Immigration : la politique des faux-semblants

9 mai 2003 - 13h27 - France - Ecrit par :

Nicolas Sarkozy concède quelques avancées pour mieux mettre en œuvre une politique répressive : stopper l’arrivée des étrangers, les expulser plus vite, précariser ceux qui vivent en France.

En matière d’immigration, le gouvernement poursuit l’idée de ses prédécesseurs : la maîtrise des flux migratoires. Nicolas Sarkozy, ministre de l’Intérieur, s’est chargé de mettre en oeuvre cette politique (dont l’expérience a montré l’inefficacité) et, pour l’instant, il le fait avec une certaine habileté. En effet, tout en lançant une série de mesures répressives, il prend soin de donner ponctuellement satisfaction aux organisations des droits de l’homme, acceptant des revendications auxquelles le gouvernement Jospin était totalement sourd. On le voit avec la double peine (qui concerne les étrangers condamnés à faire de la prison et qui sont expulsés une fois leur peine accomplie) : sans la supprimer, Nicolas Sarkozy annonce que des catégories de personnes seront non-expulsables.

En réalité, la politique concernant les étrangers repose sur trois idées-force : empêcher l’arrivée des « indésirables, les expulser plus vite et en plus grand nombre, précariser le séjour de ceux qui vivent en France.

L’accès au territoire français doit donc devenir plus difficile pour tous les migrants. Le projet de loi sur l’asile, signé par Dominique de Villepin mais d’inspiration sarkozienne, donne le ton. Les quelques améliorations - l’Ofpra devient le bureau unique, la protection est étendue aux personnes persécutées par des autorités non étatiques (des Algériens menacés par les islamistes, par exemple) - ne peuvent cacher un recul considérable avec l’introduction de notions telles que l’« asile interne alternatif » (une personne qui aurait accès à une protection sur une partie de son territoire d’origine ne peut demander l’asile), la désignation de « pays sûrs », l’instauration de protections au rabais. Et au-delà de la loi, Sarkozy met en place un dispositif redoutable, que les associations appellent « l’externalisation des problèmes ». Les pays d’émigration devraient empêcher le départ de leurs ressortissants : le Sénégal ou la Roumanie sont priés, non de respecter les droits de l’homme, mais d’empêcher leurs ressortissants maltraités (opposants politiques, Roms...) de fuir. Contre espèces sonnantes ? On envisage aussi d’envoyer des antennes de police dans certains aéroports (Bamako, Dakar, etc.), de renforcer les pouvoirs de police des compagnies d’aviation (pour refuser l’embarquement à certains voyageurs). Mieux, la France et l’Europe testent la création de camps aux frontières de l’Union (Albanie, Maroc), où les postulants (réfugiés, exilés, demandeurs d’asile) seraient parqués, en attendant de savoir s’ils sont admis au séjour.

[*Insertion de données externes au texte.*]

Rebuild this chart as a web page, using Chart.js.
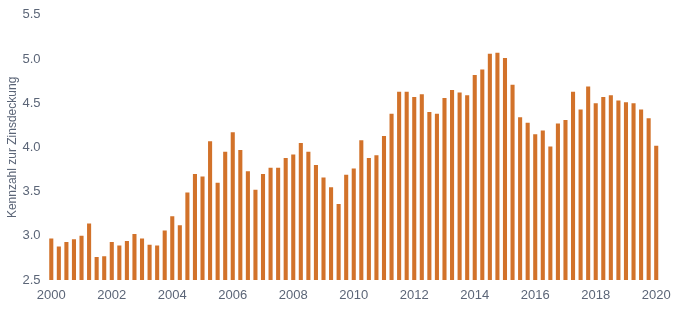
<!DOCTYPE html>
<html>
<head>
<meta charset="utf-8">
<script src="https://cdn.jsdelivr.net/npm/chart.js@4/dist/chart.umd.min.js"></script>
<style>
  html, body { margin: 0; padding: 0; background: #fff; }
  #wrap { width: 680px; height: 312px; }
</style>
</head>
<body>
<div id="wrap"><canvas id="coverage-chart"></canvas></div>
<script>
// Quarterly interest coverage ratio, 2000 Q1 to 2020 Q1
const years = [2000, 2001, 2002, 2003, 2004, 2005, 2006, 2007, 2008, 2009,
    2010, 2011, 2012, 2013, 2014, 2015, 2016, 2017, 2018, 2019, 2020];
const quarters = ['Q1', 'Q2', 'Q3', 'Q4'];

const coverage = [
    2.97, 2.88, 2.93, 2.96, 3.00, 3.14, 2.76, 2.77,
    2.93, 2.89, 2.94, 3.02, 2.97, 2.90, 2.89, 3.06,
    3.22, 3.12, 3.49, 3.70, 3.67, 4.07, 3.60, 3.95,
    4.17, 3.97, 3.73, 3.52, 3.70, 3.77, 3.77, 3.88,
    3.92, 4.05, 3.95, 3.80, 3.66, 3.55, 3.36, 3.69,
    3.76, 4.08, 3.88, 3.91, 4.13, 4.38, 4.63, 4.63,
    4.57, 4.60, 4.40, 4.38, 4.56, 4.65, 4.62, 4.59,
    4.82, 4.88, 5.06, 5.07, 5.01, 4.71, 4.34, 4.28,
    4.15, 4.19, 4.01, 4.27, 4.31, 4.63, 4.43, 4.69,
    4.50, 4.57, 4.59, 4.53, 4.51, 4.50, 4.43, 4.33,
    4.02
];

const yTicks = [2.5, 3.0, 3.5, 4.0, 4.5, 5.0, 5.5];

// one label per bar, "2000 Q1" ... "2020 Q1"
const labels = [];
years.forEach(y => quarters.forEach(q => labels.push(y + ' ' + q)));
labels.length = coverage.length;

const textColor = '#5b6577';
const barColor = '#d2722a';

const ctx = document.getElementById('coverage-chart').getContext('2d');
new Chart(ctx, {
    type: 'bar',
    data: {
        labels: labels,
        datasets: [{
            label: 'Kennzahl zur Zinsdeckung',
            data: coverage,
            backgroundColor: barColor,
            borderWidth: 0,
            barPercentage: 0.54,
            categoryPercentage: 1.0
        }]
    },
    options: {
        responsive: true,
        maintainAspectRatio: false,
        animation: false,
        layout: {
            padding: { top: 4, right: 20, bottom: 0, left: 0 }
        },
        plugins: {
            legend: { display: false },
            tooltip: { enabled: false }
        },
        scales: {
            x: {
                grid: { display: false, drawTicks: false },
                border: { display: false },
                ticks: {
                    autoSkip: false,
                    maxRotation: 0,
                    padding: 8,
                    color: textColor,
                    font: { family: 'Liberation Sans', size: 13 },
                    callback: (val, i) => i % 8 === 0 ? labels[i].slice(0, 4) : ''
                },
                afterFit: axis => { axis.height = 32; }
            },
            y: {
                min: 2.5,
                max: 5.5,
                afterBuildTicks: axis => { axis.ticks = yTicks.map(v => ({ value: v })); },
                grid: { display: false, drawTicks: false },
                border: { display: false },
                ticks: {
                    padding: 7,
                    color: textColor,
                    font: { family: 'Liberation Sans', size: 13 },
                    callback: v => v.toFixed(1)
                },
                title: {
                    display: true,
                    text: 'Kennzahl zur Zinsdeckung',
                    color: textColor,
                    padding: { top: 5, bottom: 0 },
                    font: { family: 'Liberation Sans', size: 12 }
                },
                afterFit: axis => { axis.width = 47.5; }
            }
        }
    }
});
</script>
</body>
</html>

Dans le même temps, le projet de loi sur le séjour des étrangers facilite les expulsions. La méthode a été expérimentée sous une forme particulière avec le vidage de la zone d’attente de l’aéroport de Roissy : sans que les avocats ou les associations aient pu avoir connaissance de leur situation, des personnes arrivées d’Afrique ont été mises dans un avion affrété spécialement pour leur retour.